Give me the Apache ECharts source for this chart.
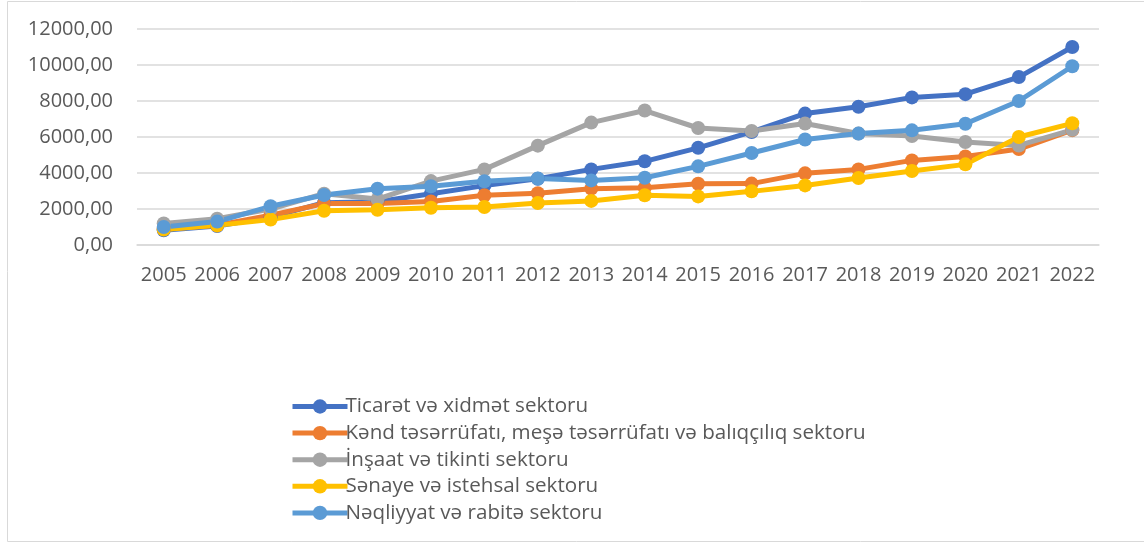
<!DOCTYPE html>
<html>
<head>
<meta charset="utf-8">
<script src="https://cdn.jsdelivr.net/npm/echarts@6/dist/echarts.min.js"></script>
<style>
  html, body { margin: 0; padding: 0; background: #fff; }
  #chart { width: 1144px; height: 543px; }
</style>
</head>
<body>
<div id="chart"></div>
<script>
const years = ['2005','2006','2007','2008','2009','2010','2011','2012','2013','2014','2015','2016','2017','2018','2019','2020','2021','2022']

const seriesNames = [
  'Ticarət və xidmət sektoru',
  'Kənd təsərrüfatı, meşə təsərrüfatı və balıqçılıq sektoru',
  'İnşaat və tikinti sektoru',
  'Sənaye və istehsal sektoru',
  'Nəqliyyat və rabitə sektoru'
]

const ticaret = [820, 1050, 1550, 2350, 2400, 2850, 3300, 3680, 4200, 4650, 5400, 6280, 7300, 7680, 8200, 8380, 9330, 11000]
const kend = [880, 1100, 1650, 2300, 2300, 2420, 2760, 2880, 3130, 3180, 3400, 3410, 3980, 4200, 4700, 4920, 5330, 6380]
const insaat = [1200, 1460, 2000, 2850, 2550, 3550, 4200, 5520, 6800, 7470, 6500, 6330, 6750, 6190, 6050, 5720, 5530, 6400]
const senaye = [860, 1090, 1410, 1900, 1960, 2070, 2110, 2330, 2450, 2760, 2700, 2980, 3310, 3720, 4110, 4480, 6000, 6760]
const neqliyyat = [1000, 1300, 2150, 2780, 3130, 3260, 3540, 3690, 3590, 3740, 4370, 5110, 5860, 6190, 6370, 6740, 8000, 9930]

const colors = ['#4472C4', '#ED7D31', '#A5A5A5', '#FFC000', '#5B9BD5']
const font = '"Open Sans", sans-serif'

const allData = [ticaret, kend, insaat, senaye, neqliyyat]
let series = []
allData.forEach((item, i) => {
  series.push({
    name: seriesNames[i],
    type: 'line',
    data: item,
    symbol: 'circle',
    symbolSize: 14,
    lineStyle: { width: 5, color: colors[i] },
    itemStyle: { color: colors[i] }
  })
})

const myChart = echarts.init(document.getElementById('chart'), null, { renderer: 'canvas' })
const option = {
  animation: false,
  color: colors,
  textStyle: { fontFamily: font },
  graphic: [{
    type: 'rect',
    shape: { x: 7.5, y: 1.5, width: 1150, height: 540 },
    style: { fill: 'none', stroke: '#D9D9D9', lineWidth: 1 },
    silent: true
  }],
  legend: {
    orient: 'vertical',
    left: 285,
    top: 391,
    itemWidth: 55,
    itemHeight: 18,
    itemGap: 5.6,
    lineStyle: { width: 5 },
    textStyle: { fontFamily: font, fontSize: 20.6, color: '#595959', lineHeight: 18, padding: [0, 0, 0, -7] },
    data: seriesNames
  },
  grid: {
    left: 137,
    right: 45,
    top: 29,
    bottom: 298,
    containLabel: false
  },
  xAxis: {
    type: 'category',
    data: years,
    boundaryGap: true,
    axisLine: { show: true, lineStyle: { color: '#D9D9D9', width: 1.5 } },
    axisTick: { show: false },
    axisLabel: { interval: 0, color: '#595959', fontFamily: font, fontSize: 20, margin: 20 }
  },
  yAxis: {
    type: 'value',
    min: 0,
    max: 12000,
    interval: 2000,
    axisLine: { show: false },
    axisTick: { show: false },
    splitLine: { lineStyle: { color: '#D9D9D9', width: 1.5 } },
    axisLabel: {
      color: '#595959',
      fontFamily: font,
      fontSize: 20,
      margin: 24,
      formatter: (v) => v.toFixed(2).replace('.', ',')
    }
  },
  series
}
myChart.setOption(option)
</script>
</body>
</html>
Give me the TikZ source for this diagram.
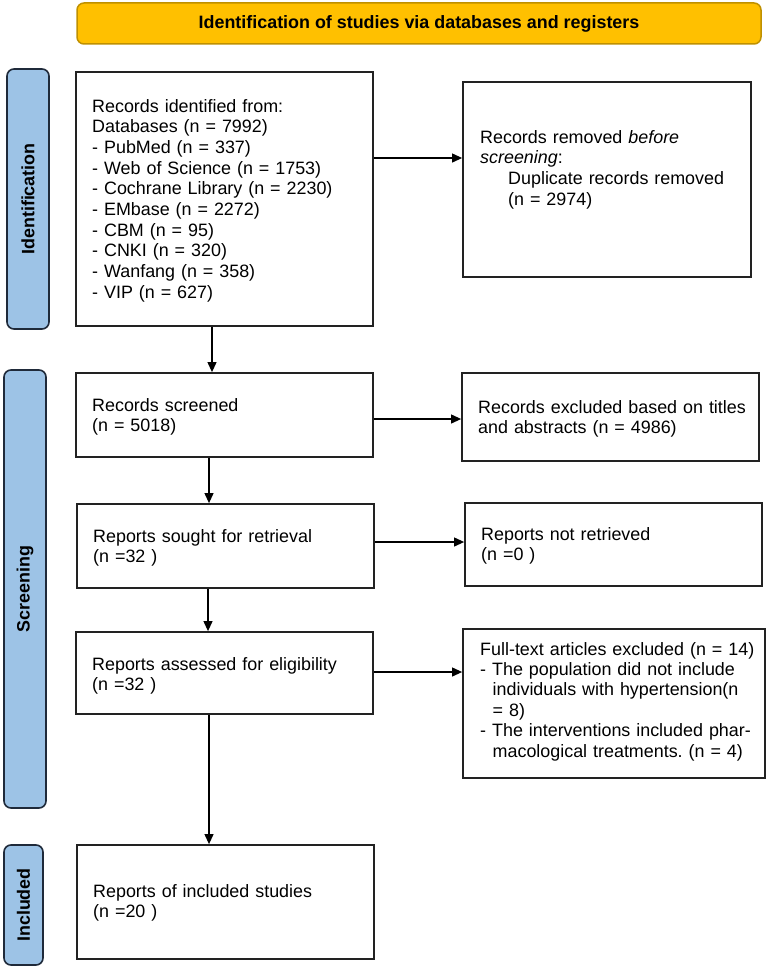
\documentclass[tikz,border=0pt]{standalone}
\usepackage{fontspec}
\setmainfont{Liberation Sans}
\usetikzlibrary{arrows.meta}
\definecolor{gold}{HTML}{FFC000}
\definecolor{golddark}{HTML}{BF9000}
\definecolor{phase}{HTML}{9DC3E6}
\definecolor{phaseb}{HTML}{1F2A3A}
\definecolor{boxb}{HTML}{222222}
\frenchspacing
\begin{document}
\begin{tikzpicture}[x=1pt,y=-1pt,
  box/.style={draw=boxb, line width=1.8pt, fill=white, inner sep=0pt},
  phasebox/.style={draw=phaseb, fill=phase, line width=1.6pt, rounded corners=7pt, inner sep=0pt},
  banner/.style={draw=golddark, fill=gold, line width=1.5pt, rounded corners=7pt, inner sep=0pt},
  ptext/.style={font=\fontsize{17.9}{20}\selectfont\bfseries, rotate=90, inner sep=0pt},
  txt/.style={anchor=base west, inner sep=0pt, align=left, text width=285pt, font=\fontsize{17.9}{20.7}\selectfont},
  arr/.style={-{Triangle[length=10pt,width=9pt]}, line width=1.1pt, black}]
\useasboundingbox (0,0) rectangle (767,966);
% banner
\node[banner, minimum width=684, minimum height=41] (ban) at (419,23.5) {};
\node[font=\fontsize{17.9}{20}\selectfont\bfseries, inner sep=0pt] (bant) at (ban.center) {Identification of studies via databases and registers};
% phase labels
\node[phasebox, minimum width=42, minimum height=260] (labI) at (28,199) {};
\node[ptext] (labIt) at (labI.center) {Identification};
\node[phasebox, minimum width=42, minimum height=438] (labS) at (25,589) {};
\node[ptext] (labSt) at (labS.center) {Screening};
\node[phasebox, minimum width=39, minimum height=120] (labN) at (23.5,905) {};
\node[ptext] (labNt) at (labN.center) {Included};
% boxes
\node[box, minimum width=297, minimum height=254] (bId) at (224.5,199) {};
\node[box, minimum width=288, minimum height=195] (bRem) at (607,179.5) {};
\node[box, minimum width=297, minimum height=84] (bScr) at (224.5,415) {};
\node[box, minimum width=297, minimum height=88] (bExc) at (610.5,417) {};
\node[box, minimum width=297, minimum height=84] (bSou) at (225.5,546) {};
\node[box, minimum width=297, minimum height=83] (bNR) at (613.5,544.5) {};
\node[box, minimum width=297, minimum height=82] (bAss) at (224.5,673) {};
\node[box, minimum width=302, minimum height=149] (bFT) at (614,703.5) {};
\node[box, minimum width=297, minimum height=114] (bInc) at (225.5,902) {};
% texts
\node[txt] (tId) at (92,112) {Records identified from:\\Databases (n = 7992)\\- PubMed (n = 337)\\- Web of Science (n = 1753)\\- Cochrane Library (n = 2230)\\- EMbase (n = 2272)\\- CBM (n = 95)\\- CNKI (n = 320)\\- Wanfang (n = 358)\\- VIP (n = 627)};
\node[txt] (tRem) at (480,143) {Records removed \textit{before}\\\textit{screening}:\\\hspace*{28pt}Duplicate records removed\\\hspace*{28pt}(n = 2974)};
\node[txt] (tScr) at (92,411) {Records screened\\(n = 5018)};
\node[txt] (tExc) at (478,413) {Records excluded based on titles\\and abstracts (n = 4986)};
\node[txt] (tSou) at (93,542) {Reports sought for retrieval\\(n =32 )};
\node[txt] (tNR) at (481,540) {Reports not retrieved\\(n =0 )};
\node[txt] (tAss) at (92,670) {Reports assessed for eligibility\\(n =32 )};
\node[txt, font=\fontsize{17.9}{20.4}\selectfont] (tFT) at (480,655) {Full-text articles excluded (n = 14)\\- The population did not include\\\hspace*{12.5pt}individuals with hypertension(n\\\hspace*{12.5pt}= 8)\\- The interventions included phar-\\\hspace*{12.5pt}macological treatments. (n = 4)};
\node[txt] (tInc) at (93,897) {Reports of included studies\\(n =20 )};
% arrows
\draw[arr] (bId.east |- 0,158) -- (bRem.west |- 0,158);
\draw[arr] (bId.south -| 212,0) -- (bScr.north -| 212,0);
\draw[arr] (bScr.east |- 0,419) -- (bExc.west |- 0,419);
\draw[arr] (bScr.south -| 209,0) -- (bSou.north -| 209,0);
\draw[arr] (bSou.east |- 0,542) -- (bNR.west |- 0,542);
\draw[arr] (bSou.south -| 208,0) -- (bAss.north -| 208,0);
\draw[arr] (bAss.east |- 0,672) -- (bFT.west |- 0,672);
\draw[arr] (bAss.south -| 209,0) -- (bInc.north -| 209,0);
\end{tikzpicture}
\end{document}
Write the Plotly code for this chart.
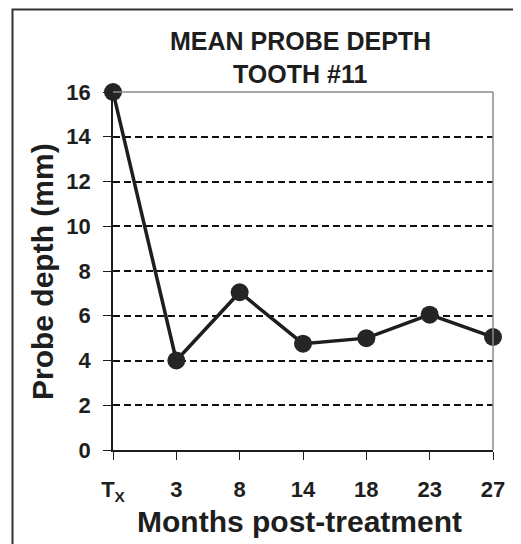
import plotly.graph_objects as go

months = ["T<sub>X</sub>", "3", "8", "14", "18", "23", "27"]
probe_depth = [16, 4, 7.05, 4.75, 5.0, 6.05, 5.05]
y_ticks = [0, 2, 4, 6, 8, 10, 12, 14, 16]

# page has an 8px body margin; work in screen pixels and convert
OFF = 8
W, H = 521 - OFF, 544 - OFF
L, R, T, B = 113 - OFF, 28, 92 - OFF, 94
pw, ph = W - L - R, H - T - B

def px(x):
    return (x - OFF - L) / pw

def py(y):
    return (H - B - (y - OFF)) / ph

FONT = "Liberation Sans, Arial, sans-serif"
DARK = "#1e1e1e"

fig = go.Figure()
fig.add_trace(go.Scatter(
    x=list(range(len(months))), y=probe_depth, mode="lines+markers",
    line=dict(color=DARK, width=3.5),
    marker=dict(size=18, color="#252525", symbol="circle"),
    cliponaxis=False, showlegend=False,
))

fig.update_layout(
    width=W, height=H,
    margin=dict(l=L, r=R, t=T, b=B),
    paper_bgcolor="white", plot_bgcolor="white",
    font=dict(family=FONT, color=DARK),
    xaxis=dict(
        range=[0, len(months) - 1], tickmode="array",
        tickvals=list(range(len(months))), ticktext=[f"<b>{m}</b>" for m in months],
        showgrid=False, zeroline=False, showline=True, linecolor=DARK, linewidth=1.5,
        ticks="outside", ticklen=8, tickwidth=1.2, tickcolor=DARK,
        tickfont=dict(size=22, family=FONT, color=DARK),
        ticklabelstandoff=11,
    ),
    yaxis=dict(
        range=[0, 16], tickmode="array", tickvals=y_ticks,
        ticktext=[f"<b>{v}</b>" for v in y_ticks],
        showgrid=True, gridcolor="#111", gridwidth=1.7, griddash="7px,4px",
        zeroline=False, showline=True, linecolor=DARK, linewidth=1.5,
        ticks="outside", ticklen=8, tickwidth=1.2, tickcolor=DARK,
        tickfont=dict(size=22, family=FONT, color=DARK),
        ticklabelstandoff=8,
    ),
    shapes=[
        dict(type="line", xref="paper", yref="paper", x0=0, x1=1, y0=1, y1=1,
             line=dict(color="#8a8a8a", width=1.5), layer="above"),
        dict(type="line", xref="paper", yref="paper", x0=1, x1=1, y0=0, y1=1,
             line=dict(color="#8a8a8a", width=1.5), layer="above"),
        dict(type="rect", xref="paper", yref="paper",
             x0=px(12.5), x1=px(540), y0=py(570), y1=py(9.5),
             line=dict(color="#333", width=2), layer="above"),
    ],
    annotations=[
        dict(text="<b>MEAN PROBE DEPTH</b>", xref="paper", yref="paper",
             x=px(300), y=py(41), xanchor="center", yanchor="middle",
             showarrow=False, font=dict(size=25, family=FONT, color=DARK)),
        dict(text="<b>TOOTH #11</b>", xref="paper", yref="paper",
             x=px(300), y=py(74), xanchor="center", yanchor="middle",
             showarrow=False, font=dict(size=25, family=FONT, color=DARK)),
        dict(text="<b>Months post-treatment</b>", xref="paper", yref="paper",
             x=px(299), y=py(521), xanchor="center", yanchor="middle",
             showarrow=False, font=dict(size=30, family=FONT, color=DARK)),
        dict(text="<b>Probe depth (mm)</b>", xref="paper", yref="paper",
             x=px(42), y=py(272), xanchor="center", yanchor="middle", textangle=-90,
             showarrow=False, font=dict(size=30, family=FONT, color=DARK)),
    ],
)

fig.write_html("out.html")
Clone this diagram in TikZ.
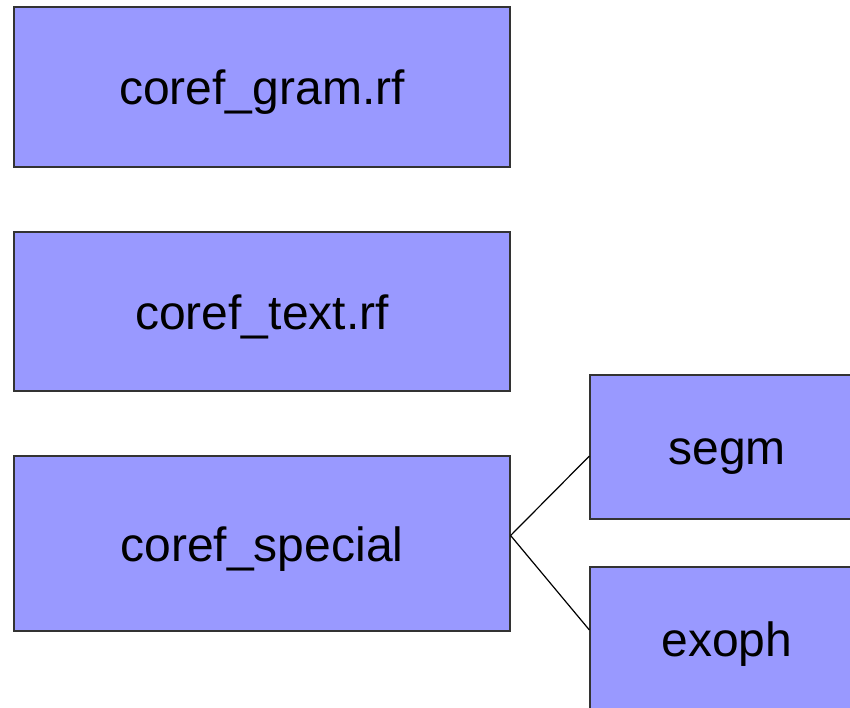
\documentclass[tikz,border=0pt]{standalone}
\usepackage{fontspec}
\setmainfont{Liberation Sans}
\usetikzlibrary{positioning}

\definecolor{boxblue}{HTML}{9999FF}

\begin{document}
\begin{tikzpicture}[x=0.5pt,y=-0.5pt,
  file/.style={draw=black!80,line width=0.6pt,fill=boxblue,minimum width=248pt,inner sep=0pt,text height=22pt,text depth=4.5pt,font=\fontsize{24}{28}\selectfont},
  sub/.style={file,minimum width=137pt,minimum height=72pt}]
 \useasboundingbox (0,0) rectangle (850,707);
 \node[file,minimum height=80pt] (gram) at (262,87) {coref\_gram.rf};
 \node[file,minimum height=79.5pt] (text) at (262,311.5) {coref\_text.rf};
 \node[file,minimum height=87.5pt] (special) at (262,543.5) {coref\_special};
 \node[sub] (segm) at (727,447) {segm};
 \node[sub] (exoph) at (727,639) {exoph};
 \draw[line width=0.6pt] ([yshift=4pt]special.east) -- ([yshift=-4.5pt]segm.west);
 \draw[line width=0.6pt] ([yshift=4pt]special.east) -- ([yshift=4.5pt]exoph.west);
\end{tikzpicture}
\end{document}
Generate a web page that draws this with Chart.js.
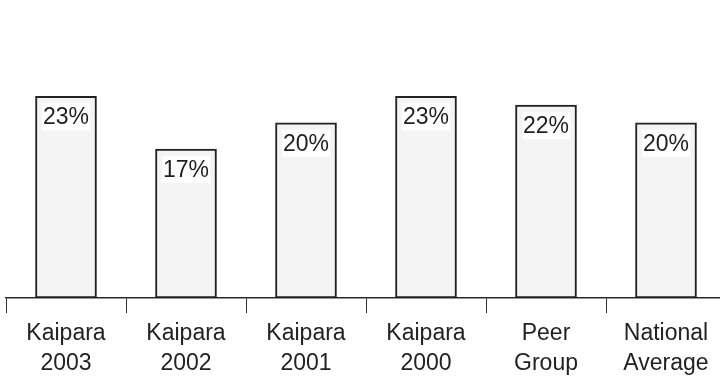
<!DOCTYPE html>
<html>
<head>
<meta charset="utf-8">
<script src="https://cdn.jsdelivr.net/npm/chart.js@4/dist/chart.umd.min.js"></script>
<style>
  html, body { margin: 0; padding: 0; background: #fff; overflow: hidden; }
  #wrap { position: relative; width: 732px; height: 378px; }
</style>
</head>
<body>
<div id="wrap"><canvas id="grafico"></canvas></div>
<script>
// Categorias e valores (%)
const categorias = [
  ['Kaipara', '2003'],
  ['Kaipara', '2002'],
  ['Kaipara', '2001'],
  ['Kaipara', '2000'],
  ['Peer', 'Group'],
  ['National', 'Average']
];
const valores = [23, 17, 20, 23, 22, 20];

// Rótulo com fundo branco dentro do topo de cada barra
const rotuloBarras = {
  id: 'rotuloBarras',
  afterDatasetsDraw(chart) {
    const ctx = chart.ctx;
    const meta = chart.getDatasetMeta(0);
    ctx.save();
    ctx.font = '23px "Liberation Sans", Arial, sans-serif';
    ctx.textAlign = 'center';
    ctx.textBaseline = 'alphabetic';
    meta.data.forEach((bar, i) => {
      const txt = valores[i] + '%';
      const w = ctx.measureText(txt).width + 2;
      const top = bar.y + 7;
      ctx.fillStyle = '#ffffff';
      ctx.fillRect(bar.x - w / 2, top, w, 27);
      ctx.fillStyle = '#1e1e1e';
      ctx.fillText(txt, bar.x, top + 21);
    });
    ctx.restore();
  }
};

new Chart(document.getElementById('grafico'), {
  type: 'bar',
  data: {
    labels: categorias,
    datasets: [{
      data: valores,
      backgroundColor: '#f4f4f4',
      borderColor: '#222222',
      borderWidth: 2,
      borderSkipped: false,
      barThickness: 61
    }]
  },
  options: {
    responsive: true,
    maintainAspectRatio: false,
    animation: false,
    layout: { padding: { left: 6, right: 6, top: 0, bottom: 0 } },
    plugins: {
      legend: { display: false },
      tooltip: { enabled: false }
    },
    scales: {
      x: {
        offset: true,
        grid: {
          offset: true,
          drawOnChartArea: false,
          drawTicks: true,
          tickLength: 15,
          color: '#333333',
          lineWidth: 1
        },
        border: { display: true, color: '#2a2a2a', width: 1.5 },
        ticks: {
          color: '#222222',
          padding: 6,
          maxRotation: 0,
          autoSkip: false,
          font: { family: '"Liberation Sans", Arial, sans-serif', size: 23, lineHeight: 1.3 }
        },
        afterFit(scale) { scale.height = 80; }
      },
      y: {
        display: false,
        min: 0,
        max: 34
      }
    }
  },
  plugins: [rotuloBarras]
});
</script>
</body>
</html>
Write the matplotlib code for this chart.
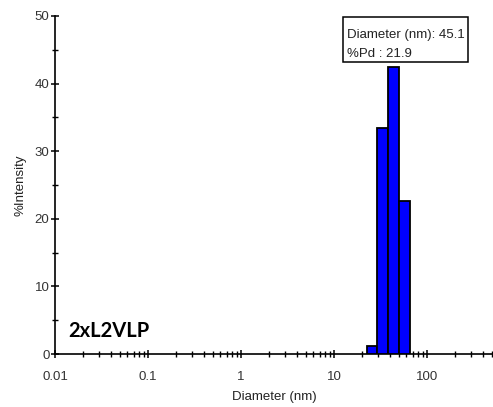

- Exercise goal -
Above are the records. Copy every line in them holding "this".

- Task result -
Give me the Apache ECharts source for this chart.
Give me the TikZ source for this diagram.
Write the Plotly code for this chart.
Clone this diagram in TikZ.
Generate a web page that draws this with Chart.js.
Write the matplotlib code for this chart.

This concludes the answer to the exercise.